Exercise Class Anxiety Is Real - So Can We Talk About It?

Exercise Class Anxiety Is Real - So Can We Talk About It?

    By Daisy Buchanan Posted on 21 Aug 2018

    Never disturb another woman’s shavasana. I learned this the hard way when I creeped into a yoga studio over 20 minutes before my class started. The lights were off, the room was silent and I thought I had the perfect opportunity to scuttle into a dark corner and practise my favourite pose, The Cockroach – the one where I find a shadow to lurk in, and do my best to be completely unobtrusive. But someone else had beaten me to it. ‘Your class hasn’t started yet! Get out! How dare you come in here?!’ yelled the teacher. I burst into tears. I felt exactly as awful as I did when I was five, and my old headmaster shouted at me for standing up too soon in assembly. It was worse than wetting your knickers at a sleepover, worse than accidentally being the only person singing Hosannah who throws in an extra ‘Of Kings!’

    When I look back at the incident, I realise that we both behaved strangely. That’s not how you speak to people, especially when you’re both in pursuit of inner peace.

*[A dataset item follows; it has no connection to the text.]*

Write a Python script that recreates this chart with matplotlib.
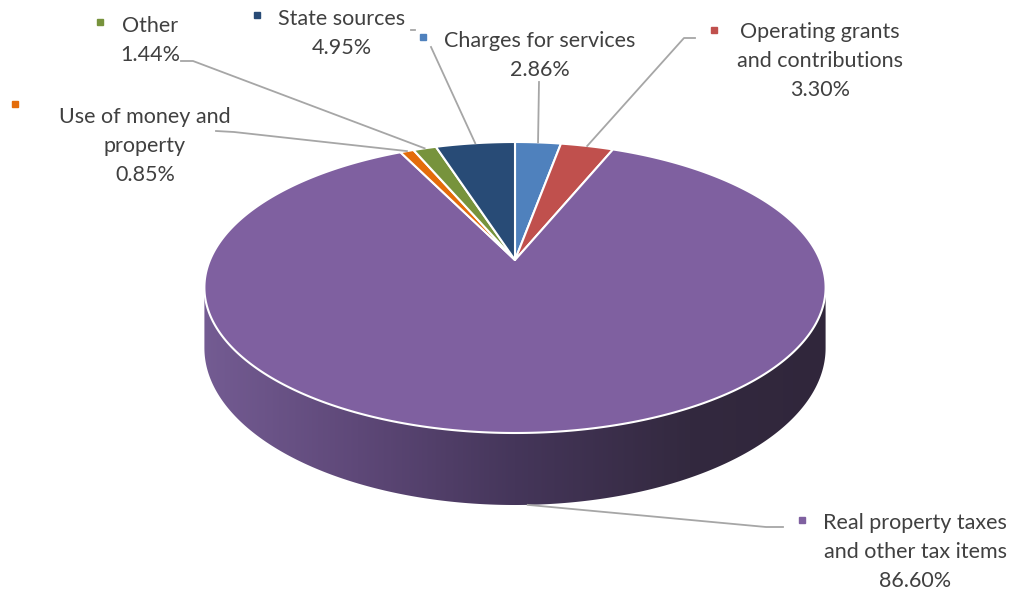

I should have responded in a calm, adult manner, instead of immediately reverting back to childhood type. Also it’s ludicrous to be almost half an hour early for anything. I had better things to do with my time than sitting in the dark. But exercise classes make me so anxious that I enter an emotionally heightened state before I go in. I become slightly less tough and supple than a roll of Kleenex that has fallen in the toilet.

    Millions of us grow up feeling very anxious around exercise. In 2016, the This Girl Can campaign found out that the fear of being judged by others is the biggest factor that holds women back from participating in sport. The researchers found that 36% of the least-active schoolgirls feel as though their body is on show in PE lessons, and that makes them like PE less. During Games lessons I was humiliated by pupils and teachers, and frequently singled out for not trying hard enough when I was desperately trying to do my best. So I stopped trying at all. When I broke my leg when I was 11, before I even registered the pain I was in, I was thinking ‘Brilliant! This has to get me out of PE!’

    As an adult, once I’d realised that I’d never again be shouted at by Mr Toyne while attempting an 800 metre waddle, I had a nagging sense that I should do something about my non existent fitness levels. I started going to the gym, and I was stunned when I started enjoying it. Using the Couch to 5K app, I taught myself how to run. I am the first person in my family to run for pleasure, and not because I’m being chased by a large dog. But every time I attempt to attend an exercise class, I’m overwhelmed by anxiety. It doesn’t help that when I’m under pressure I struggle to tell my left from my right. Or that I still think of class instructors as perfect gods and goddesses with the authority to shame me entirely on the grounds of a badly executed burpee. Exercise is supposed to be an activity that helps us to manage and reduce our anxieties. But what do we do when classes cause more problems than they cure?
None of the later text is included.